In letters sent last week to United States Attorney for the Eastern District of New York Richard P. Donoghue, United States Attorney for the Southern District of New York Geoffrey S. Berman, New York State Attorney General Barbara Underwood, Brooklyn District Attorney Eric Gonzalez and Public Advocate Letitia James, Adams and Cornegy additionally asked for their partnership with the City Council to enact a temporary moratorium on TPT seizures and other foreclosures in Brooklyn, “so as to ensure that no illegal activity is occurring.”

“Deed fraud and mortgage foreclosures have reached a crisis moment in Brooklyn,” they wrote. “In previous years, our offices worked together to host forums to highlight available resources to curtail deed fraud and prevent foreclosures on homes that may be at risk.

“However, through extensive discussions with community stakeholders, we have become aware that there appears to be deeper, and possibly illegal, actions being undertaken to defraud homeowners of their property,” Adams and Cornegy added.

“When a person’s home is endangered or seized, especially when it is being done by or through the participation of a government agency, we must ensure any action taken against them occurred completely within the bounds of the law,” they continued.

“We must do more to ensure that bad actors and government programs are not forcing seniors and low-income residents out of their homes in the face of a changing borough, especially since it was these same families who made Brooklyn such an attractive place to raise healthy children and families,” Adams and Cornegy said. “We must do what we can to ensure they reap the benefits of their investment in communities that were historically ignored.”

In a press conference at Brooklyn Borough Hall in announcing this call for action, Adams and Cornegy were joined by several impacted homeowners, who have reached out to their offices in recent months, as well as an attorney who works regularly with foreclosure defendants.

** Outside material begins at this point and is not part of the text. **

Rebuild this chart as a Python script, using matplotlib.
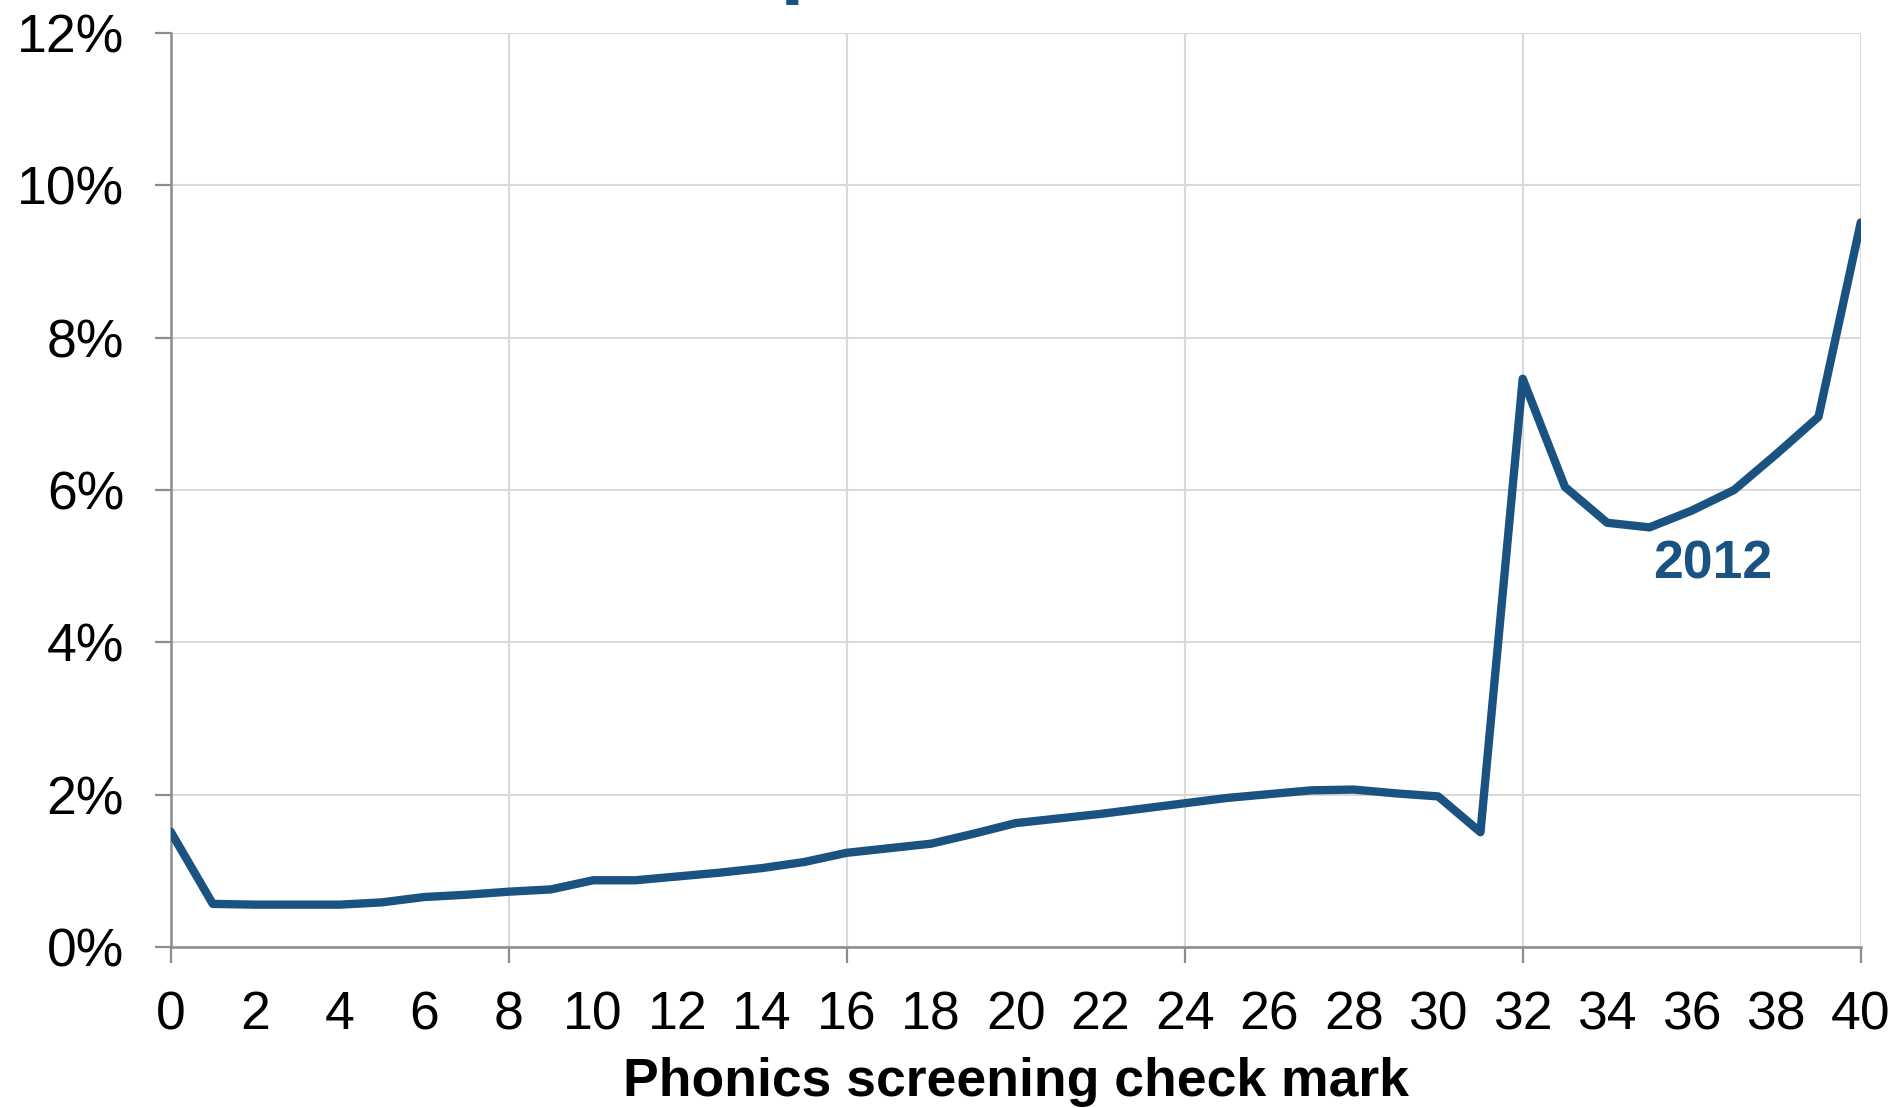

Homeowner McConnell Dorcy said that when he went to go pay his tax bill, “they said I needed a letter from HPD.

“But, when I went to HPD to pay the bill, I was told I needed to come back with copies of the deed, license, and bank statement,” he said. “They said to come back over and over again, while indicating I had no violations.”

After waiting for three months over the summer, Dorcy said he was shocked to learn that he was “foreclosed due to violations that I was not even made aware of.

“It was not clear what I violated to designate my property as distressed,” he said.